Distribution shape	Normalization	Example
Power-law / long tail	Log-transform: `log(1 + x)`	Star counts, view counts, revenue, prices
Relative comparison	Percentile rank within peer group	Rank vs. similar repos launched same week
Naturally bounded range	Min-max scaling to [0, 1]	Percentage, ratio, score out of 100

Raw integers are almost always a mistake — the model has no way to know if 1000 vs. 1001 is meaningful.

Free response — rarely suitable for fine-tuning

Open-ended text answers. Hard to label consistently; high variance in training signal. Reserve for evaluation/benchmarking, not training data generation.

Worked example: "predict GitHub star growth from an HN launch"

Bad: Total stars — wrong quantity entirely. Conflates "repo was already popular before the post" with "grew because of HN". Never use absolute follower/star counts as a prediction target.

Caution: Stars gained in 7 days (raw numeric) — right quantity, wrong format. Power-law distributed: a few posts drive thousands of stars, most drive tens. Raw regression is badly calibrated and hard to label reliably.

Better: log(1 + stars_gained_7d) (normalized numeric) — tames the long tail. But you still have a regression problem and labeling noise. Use only if you specifically need the magnitude.

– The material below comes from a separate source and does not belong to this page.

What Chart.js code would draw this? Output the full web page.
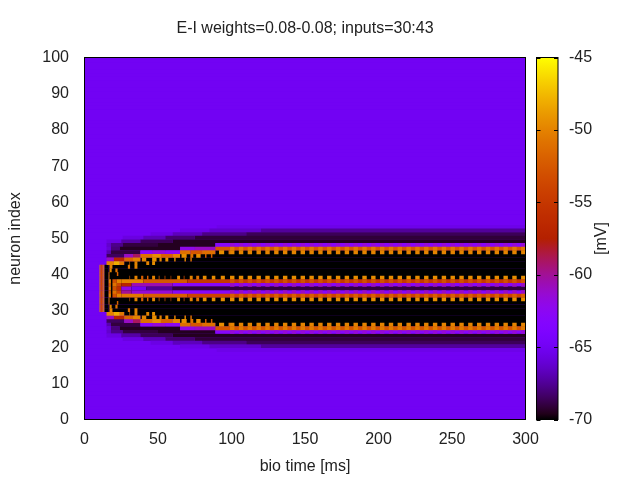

Good: Binary — simplest good option. Pick a meaningful threshold (e.g. median star growth for HN posts, ~100 stars in 7 days) and frame as: "Will this HN post drive 100+ GitHub stars within 7 days?" Clean 0/1 signal, easy to label, trains well.

Best: Percentile-bucketed multiple choice — best option for nuance without regression. Rank each post's star growth against other HN posts in the same time window, split into equal-frequency quartiles (bottom 25% / 25–50% / 50–75% / top 25%). Fully handles the power-law, avoids regression, gives clean classification signal.

The general pattern: always predict growth over a defined window relative to the event, never absolute totals. Then prefer binary or equal-frequency multiple choice over raw numeric.

Diagnosing answer type problems after training

If eval scores are poor, check whether the answer type was a contributing factor:

Symptom	Likely framing issue	Fix
Model predicts same answer for everything	Class imbalance in multiple choice	Switch to equal-frequency buckets or binary
Numeric predictions are wildly off scale	No normalization applied	Apply log-transform or percentile normalization
Low labeling confidence in dataset stats	Answer type too hard for web search to resolve	Simplify to binary or reframe the question
Model barely beats baseline despite good data volume	Noisy labels from numeric/free-response	Reframe as binary threshold question

If the table above doesn't explain poor results, use reasoning comparison to see how the base and fine-tuned models actually think. Run eval with reasoning_comparison_sample_size=20 — this produces side-by-side reasoning traces showing where the fine-tuned model reasons differently (better or worse) than the base model. See forward-looking-examples skill for the code pattern.